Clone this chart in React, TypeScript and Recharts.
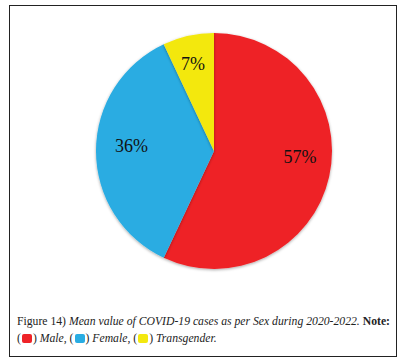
import React from 'react';
import { PieChart, Pie, Cell } from 'recharts';

const categories = ['Male', 'Female', 'Transgender'];
const values = [57, 36, 7];
const colors = ['#EE2328', '#29ACE2', '#F3E80F'];

const data = categories.map((name, i) => ({ name, value: values[i] }));

const RAD = Math.PI / 180;
const labelRadius = [0.73, 0.7, 0.76];
const labelAngleShift = [8.6, -3.5, 1];

const renderLabel = (props: any) => {
  const { cx, cy, midAngle, outerRadius, value, index } = props;
  const r = outerRadius * labelRadius[index];
  const a = midAngle + labelAngleShift[index];
  const x = cx + r * Math.cos(-a * RAD);
  const y = cy + r * Math.sin(-a * RAD);
  return (
    <text x={x} y={y} textAnchor="middle" dominantBaseline="central"
      fontFamily="'Liberation Serif', serif" fontSize={18} fill="#111">
      {`${value}%`}
    </text>
  );
};

const Swatch = ({ color }: { color: string }) => (
  <span style={{ display: 'inline-block', width: 10, height: 9, background: color, borderRadius: 2, verticalAlign: '-1px', margin: '0 1px' }} />
);

export default function App() {
  return (
    <div style={{ position: 'fixed', left: 0, top: 0, width: 405, height: 361, background: '#fff' }}>
      <div style={{ position: 'absolute', left: 9, top: 5, width: 386, height: 350, border: '1px solid #222' }} />
      <div style={{ position: 'absolute', left: 0, top: 0 }}>
        <svg width={0} height={0} style={{ position: 'absolute' }}>
          <defs>
            <filter id="sh" x="-10%" y="-10%" width="120%" height="120%">
              <feDropShadow dx="0" dy="1" stdDeviation="1.5" floodColor="#000" floodOpacity="0.35" />
            </filter>
          </defs>
        </svg>
        <PieChart width={405} height={300} margin={{ top: 0, right: 0, bottom: 0, left: 0 }}>
          <Pie data={data} dataKey="value" nameKey="name" cx={214} cy={151} outerRadius={118}
            startAngle={90} endAngle={-270} stroke="none" label={renderLabel} labelLine={false}
            isAnimationActive={false} style={{ filter: 'url(#sh)' }}>
            {data.map((d, i) => <Cell key={d.name} fill={colors[i]} />)}
          </Pie>
        </PieChart>
      </div>
      <div style={{ position: 'absolute', left: 17, top: 313, width: 380, fontFamily: "'Liberation Serif', serif", fontSize: 11.7, lineHeight: '17px', color: '#222', whiteSpace: 'nowrap' }}>
        <div>Figure 14) <i>Mean value of COVID-19 cases as per Sex during 2020-2022.</i> <b>Note:</b></div>
        <div>(<Swatch color={colors[0]} />) <i>Male</i>, (<Swatch color={colors[1]} />) <i>Female</i>, (<Swatch color={colors[2]} />) <i>Transgender.</i></div>
      </div>
    </div>
  );
}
※
Write the listing above out again exactly, dropping each image.

Clone this chart in React, TypeScript and Recharts.
import React from 'react';
import { PieChart, Pie, Cell } from 'recharts';

const categories = ['Male', 'Female', 'Transgender'];
const values = [57, 36, 7];
const colors = ['#EE2328', '#29ACE2', '#F3E80F'];

const data = categories.map((name, i) => ({ name, value: values[i] }));

const RAD = Math.PI / 180;
const labelRadius = [0.73, 0.7, 0.76];
const labelAngleShift = [8.6, -3.5, 1];

const renderLabel = (props: any) => {
  const { cx, cy, midAngle, outerRadius, value, index } = props;
  const r = outerRadius * labelRadius[index];
  const a = midAngle + labelAngleShift[index];
  const x = cx + r * Math.cos(-a * RAD);
  const y = cy + r * Math.sin(-a * RAD);
  return (
    <text x={x} y={y} textAnchor="middle" dominantBaseline="central"
      fontFamily="'Liberation Serif', serif" fontSize={18} fill="#111">
      {`${value}%`}
    </text>
  );
};

const Swatch = ({ color }: { color: string }) => (
  <span style={{ display: 'inline-block', width: 10, height: 9, background: color, borderRadius: 2, verticalAlign: '-1px', margin: '0 1px' }} />
);

export default function App() {
  return (
    <div style={{ position: 'fixed', left: 0, top: 0, width: 405, height: 361, background: '#fff' }}>
      <div style={{ position: 'absolute', left: 9, top: 5, width: 386, height: 350, border: '1px solid #222' }} />
      <div style={{ position: 'absolute', left: 0, top: 0 }}>
        <svg width={0} height={0} style={{ position: 'absolute' }}>
          <defs>
            <filter id="sh" x="-10%" y="-10%" width="120%" height="120%">
              <feDropShadow dx="0" dy="1" stdDeviation="1.5" floodColor="#000" floodOpacity="0.35" />
            </filter>
          </defs>
        </svg>
        <PieChart width={405} height={300} margin={{ top: 0, right: 0, bottom: 0, left: 0 }}>
          <Pie data={data} dataKey="value" nameKey="name" cx={214} cy={151} outerRadius={118}
            startAngle={90} endAngle={-270} stroke="none" label={renderLabel} labelLine={false}
            isAnimationActive={false} style={{ filter: 'url(#sh)' }}>
            {data.map((d, i) => <Cell key={d.name} fill={colors[i]} />)}
          </Pie>
        </PieChart>
      </div>
      <div style={{ position: 'absolute', left: 17, top: 313, width: 380, fontFamily: "'Liberation Serif', serif", fontSize: 11.7, lineHeight: '17px', color: '#222', whiteSpace: 'nowrap' }}>
        <div>Figure 14) <i>Mean value of COVID-19 cases as per Sex during 2020-2022.</i> <b>Note:</b></div>
        <div>(<Swatch color={colors[0]} />) <i>Male</i>, (<Swatch color={colors[1]} />) <i>Female</i>, (<Swatch color={colors[2]} />) <i>Transgender.</i></div>
      </div>
    </div>
  );
}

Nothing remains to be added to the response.